>> Begin

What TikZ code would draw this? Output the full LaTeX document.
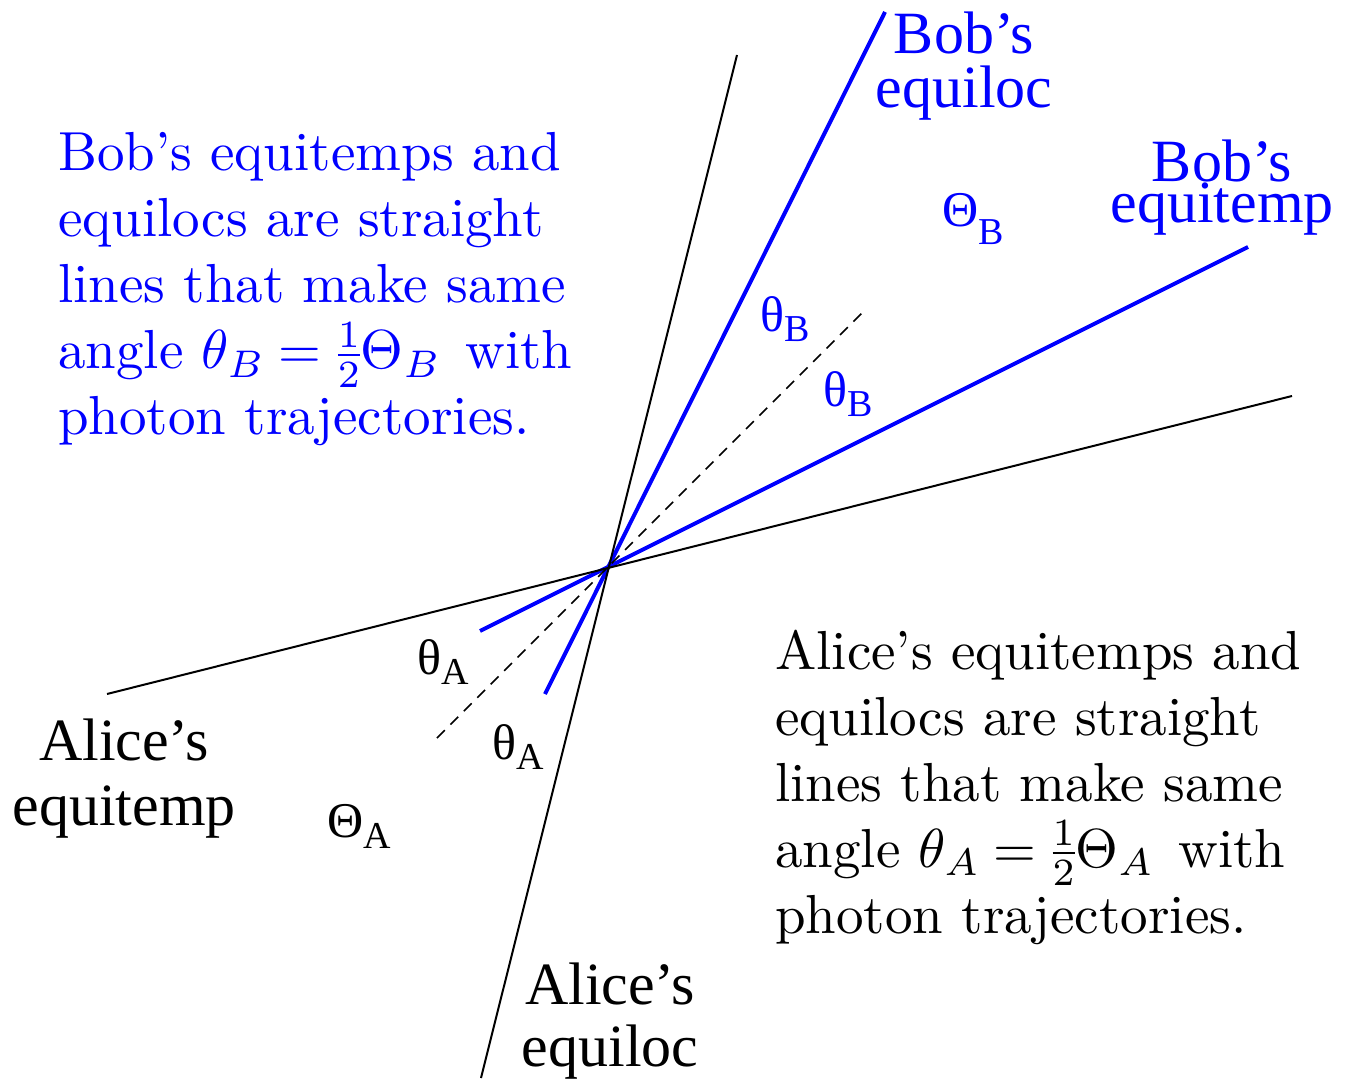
\documentclass[tikz,border=0pt]{standalone}
\usepackage{fontspec}
\DeclareFontShape{OML}{cmm}{m}{it}{<-33>cmmi5<33-45>cmmi7<45->cmmi10}{\skewchar\font127 }
\DeclareFontShape{OT1}{cmr}{m}{n}{<-33>cmr5<33-45>cmr7<45->cmr10}{}
\DeclareFontShape{OMS}{cmsy}{m}{n}{<-33>cmsy5<33-45>cmsy7<45->cmsy10}{\skewchar\font48 }
\DeclareFontShape{OMX}{cmex}{m}{n}{<->cmex10}{}
\DeclareMathSizes{55}{55}{38.5}{27.5}
\newfontfamily\tms{Liberation Serif}
\newfontfamily\lmten{lmroman10-regular.otf}
\definecolor{bobblue}{RGB}{0,0,255}
\newcommand\gsub[2][10pt]{\raisebox{-#1}{\fontsize{38}{38}\selectfont #2}}
\newcommand\twolines[3]{\parbox[t]{400pt}{\centering\fontsize{60}{#1}\selectfont #2\\#3}}
\begin{document}
\begin{tikzpicture}[x=1pt,y=-1pt,
  thinline/.style={line width=2pt, black},
  bobline/.style={line width=4pt, bobblue},
  midline/.style={line width=1.6pt, black, dash pattern=on 11pt off 8pt},
  para/.style={anchor=base west, inner sep=0pt, font=\lmten\fontsize{55}{66}\selectfont},
  lab/.style={anchor=base, inner sep=0pt, font=\tms\fontsize{60}{60}\selectfont},
  glab/.style={anchor=base west, inner sep=0pt, font=\tms\fontsize{50}{50}\selectfont}]
\useasboundingbox (0,0) rectangle (1346,1083);
% end points
\coordinate (O) at (608,568);
\coordinate (aqlLo) at (481,1078);
\coordinate (aqlHi) at (737,55);
\coordinate (atmLo) at (107,694);
\coordinate (atmHi) at (1292,396);
\coordinate (bqlLo) at (545,694);
\coordinate (bqlHi) at (885,12);
\coordinate (btmLo) at (480,631);
\coordinate (btmHi) at (1248,247);
\coordinate (dLo) at (437,738);
\coordinate (dHi) at (863,312);
% Bob's lines
\draw[bobline] (bqlLo) -- (bqlHi);
\draw[bobline] (btmLo) -- (btmHi);
% Alice's lines
\draw[thinline] (aqlLo) -- (aqlHi);
\draw[thinline] (atmLo) -- (atmHi);
% photon trajectory
\draw[midline] (dLo) -- (dHi);
% paragraphs
\node[para, text=bobblue] (bobtext) at (58,171) {\parbox[t]{700pt}{\raggedright
Bob’s equitemps and\\
equilocs are straight\\
lines that make same\\
angle $\theta_B=\frac{1}{2}\Theta_B$\kern8pt{} with\\
photon trajectories.}};
\node[para] (alicetext) at (775,669) {\parbox[t]{700pt}{\raggedright
Alice’s equitemps and\\
equilocs are straight\\
lines that make same\\
angle $\theta_A=\frac{1}{2}\Theta_A$\kern8pt{} with\\
photon trajectories.}};
% line labels
\node[lab, text=bobblue] (bqllab) at (964,54) {\twolines{54}{Bob’s}{equiloc}};
\node[lab, text=bobblue] (btmlab) at (1222,182) {\twolines{41}{Bob’s}{equitemp}};
\node[lab] (atmlab) at (124,760) {\twolines{65}{Alice’s}{equitemp}};
\node[lab] (aqllab) at (610,1004) {\twolines{62}{Alice’s}{equiloc}};
% angle labels
\node[glab, text=bobblue] (ThB) at (942,227) {Θ\gsub[18pt]{B}};
\node[glab, text=bobblue] (thB1) at (760,331) {θ\gsub{B}};
\node[glab, text=bobblue] (thB2) at (823,406) {θ\gsub{B}};
\node[glab] (thA1) at (417,674) {θ\gsub{A}};
\node[glab] (thA2) at (492,759) {θ\gsub{A}};
\node[glab] (ThA) at (327,837) {Θ\gsub[11pt]{A}};
\end{tikzpicture}
\end{document}
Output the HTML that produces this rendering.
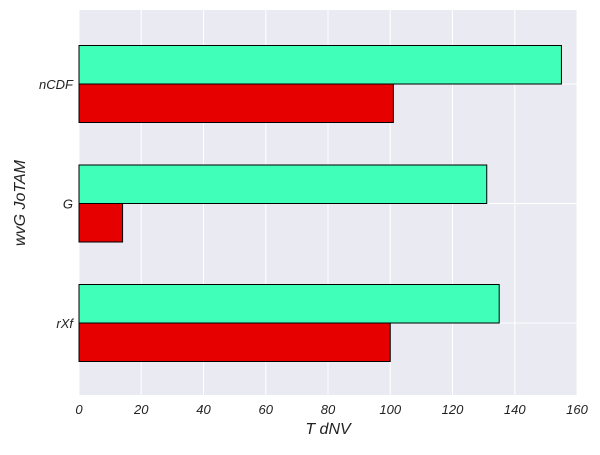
<!DOCTYPE html>
<html><head><meta charset="utf-8"><style>
body{margin:0;background:#fff;}
svg text{font-family:"Liberation Sans",sans-serif;font-style:italic;}
</style></head><body>
<svg id="chart" width="600" height="450">
<rect x="79" y="10" width="498" height="385" fill="#EAEAF2"/>
<g id="grid"></g><g id="bars"></g><g id="ticks"></g>
<text x="328" y="434" font-size="16" text-anchor="middle" fill="#222">T dNV</text>
<text transform="translate(25,203) rotate(-90)" font-size="16" text-anchor="middle" fill="#222">wvG JoTAM</text>
</svg>
<script>
const categories=["nCDF","G","rXf"];
const seriesGreen=[155,131,135];
const seriesRed=[101,14,100];
const xTicks=[0,20,40,60,80,100,120,140,160];
const ns="http://www.w3.org/2000/svg";
const x0=79,x1=577,xmax=160;
const xs=v=>x0+(x1-x0)*v/xmax;
const yc=i=>84+i*119.5;
const bh=38.5;
function mk(t,a,p){const e=document.createElementNS(ns,t);for(const k in a)e.setAttribute(k,a[k]);document.getElementById(p).appendChild(e);return e;}
xTicks.forEach(t=>{
 const l=mk('line',{x1:xs(t),x2:xs(t),y1:10,y2:395,stroke:'#fff','stroke-width':1},'grid');
 
 
 const tx=mk('text',{x:xs(t),y:414,'font-size':13,'text-anchor':'middle',fill:'#222'},'ticks');
 tx.textContent=t;
 
 
});
categories.forEach((c,i)=>{
 const l=mk('line',{x1:x0,x2:x1,y1:yc(i),y2:yc(i),stroke:'#fff','stroke-width':1},'grid');
 
 
 const g=mk('rect',{x:xs(0),y:yc(i)-bh,width:xs(seriesGreen[i])-xs(0),height:bh,fill:'#40FFB8',stroke:'#000','stroke-width':1},'bars');
 
 
 const r=mk('rect',{x:xs(0),y:yc(i),width:xs(seriesRed[i])-xs(0),height:bh,fill:'#E60000',stroke:'#000','stroke-width':1},'bars');
 
 
 const tx=mk('text',{x:73,y:yc(i)+5,'font-size':13,'text-anchor':'end',fill:'#222'},'ticks');
 tx.textContent=c;
 
 
});
</script>
</body></html>
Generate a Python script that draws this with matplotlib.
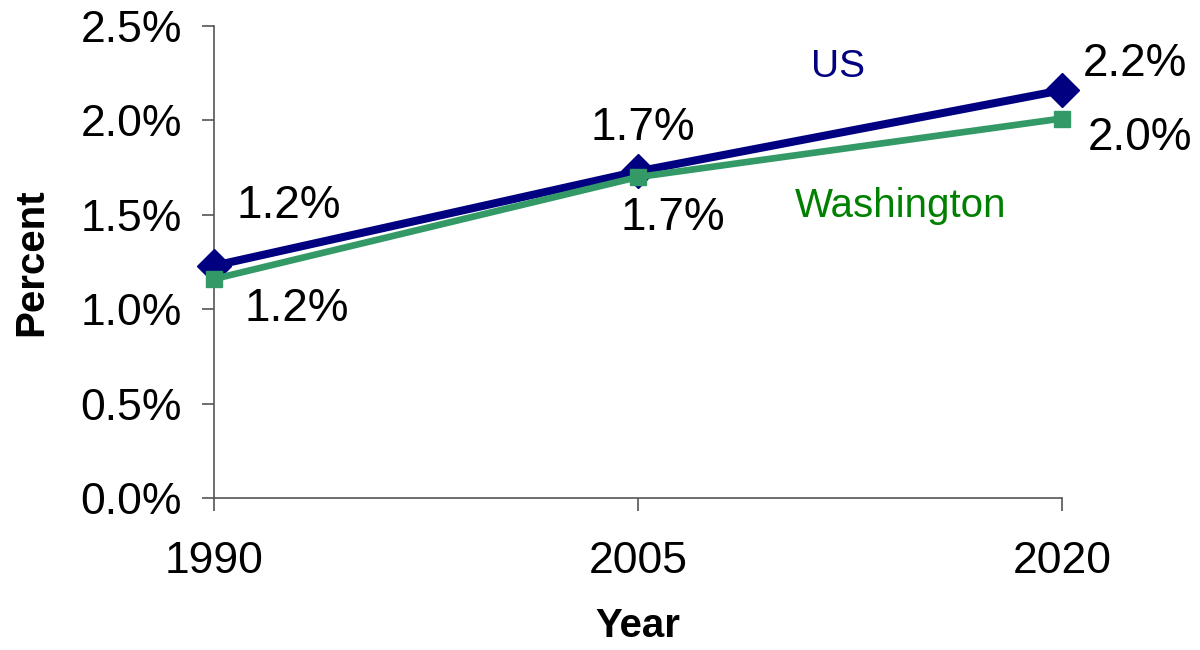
import matplotlib
matplotlib.use('Agg')
import matplotlib.pyplot as plt
from matplotlib.ticker import PercentFormatter

years = ['1990', '2005', '2020']
us_values = [1.23, 1.73, 2.16]
wa_values = [1.16, 1.70, 2.01]
us_labels = ['1.2%', '1.7%', '2.2%']
wa_labels = ['1.2%', '1.7%', '2.0%']
y_ticks = [0.0, 0.5, 1.0, 1.5, 2.0, 2.5]

plt.rcParams['font.family'] = ['Liberation Sans', 'DejaVu Sans']

fig = plt.figure(figsize=(12, 6.5), dpi=100)
ax = fig.add_axes([214 / 1200, 1 - 498 / 650, (1062 - 214) / 1200, (498 - 26) / 650])

x = list(range(len(years)))
ax.plot(x, us_values, color='#000080', lw=5.8, marker='D', markersize=17,
        clip_on=False, zorder=3)
ax.plot(x, wa_values, color='#339966', lw=4.8, marker='s', markersize=11,
        clip_on=False, zorder=4)

ax.set_xlim(0, 2)
ax.set_ylim(0, 2.5)
ax.set_xticks(x)
ax.set_xticklabels(years)
ax.set_yticks(y_ticks)
ax.yaxis.set_major_formatter(PercentFormatter(decimals=1))

for s in ['top', 'right']:
    ax.spines[s].set_visible(False)
for s in ['left', 'bottom']:
    ax.spines[s].set_color('#555555')
    ax.spines[s].set_linewidth(1.2)
ax.tick_params(axis='y', direction='out', length=9, width=1.2, color='#555555',
               labelsize=32, pad=14)
ax.tick_params(axis='x', direction='out', length=9, width=1.2, color='#555555',
               labelsize=32, pad=22)

ax.set_ylabel('Percent', fontsize=29, fontweight='bold', labelpad=22)
ax.set_xlabel('Year', fontsize=29, fontweight='bold', labelpad=18)

# data labels, offsets in pixels from each point
us_offsets = [(75, 60), (5, 43), (73, 26)]
wa_offsets = [(83, -30), (35, -41), (78, -19)]
for i in x:
    ax.annotate(us_labels[i], (i, us_values[i]), xytext=us_offsets[i],
                textcoords='offset pixels', ha='center', va='center', fontsize=33)
    ax.annotate(wa_labels[i], (i, wa_values[i]), xytext=wa_offsets[i],
                textcoords='offset pixels', ha='center', va='center', fontsize=33)

ax.text(838 / 1200, 1 - 67 / 650, 'US', transform=fig.transFigure,
        ha='center', va='center', fontsize=28, color='#000080')
ax.text(901 / 1200, 1 - 206 / 650, 'Washington', transform=fig.transFigure,
        ha='center', va='center', fontsize=29, color='#008000')

fig.savefig('out.png', dpi=100)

>> End

DIRECTIONS FOR THIS TASK
Only the lines from the one with "Generate a Python" down to the one with "ax.yaxis.set_major_formatter(PercentFormatter(decimals=1))" belong in your copy, both ends included; write them out exactly and skip any pictures.

FULL ANSWER
Generate a Python script that draws this with matplotlib.
import matplotlib
matplotlib.use('Agg')
import matplotlib.pyplot as plt
from matplotlib.ticker import PercentFormatter

years = ['1990', '2005', '2020']
us_values = [1.23, 1.73, 2.16]
wa_values = [1.16, 1.70, 2.01]
us_labels = ['1.2%', '1.7%', '2.2%']
wa_labels = ['1.2%', '1.7%', '2.0%']
y_ticks = [0.0, 0.5, 1.0, 1.5, 2.0, 2.5]

plt.rcParams['font.family'] = ['Liberation Sans', 'DejaVu Sans']

fig = plt.figure(figsize=(12, 6.5), dpi=100)
ax = fig.add_axes([214 / 1200, 1 - 498 / 650, (1062 - 214) / 1200, (498 - 26) / 650])

x = list(range(len(years)))
ax.plot(x, us_values, color='#000080', lw=5.8, marker='D', markersize=17,
        clip_on=False, zorder=3)
ax.plot(x, wa_values, color='#339966', lw=4.8, marker='s', markersize=11,
        clip_on=False, zorder=4)

ax.set_xlim(0, 2)
ax.set_ylim(0, 2.5)
ax.set_xticks(x)
ax.set_xticklabels(years)
ax.set_yticks(y_ticks)
ax.yaxis.set_major_formatter(PercentFormatter(decimals=1))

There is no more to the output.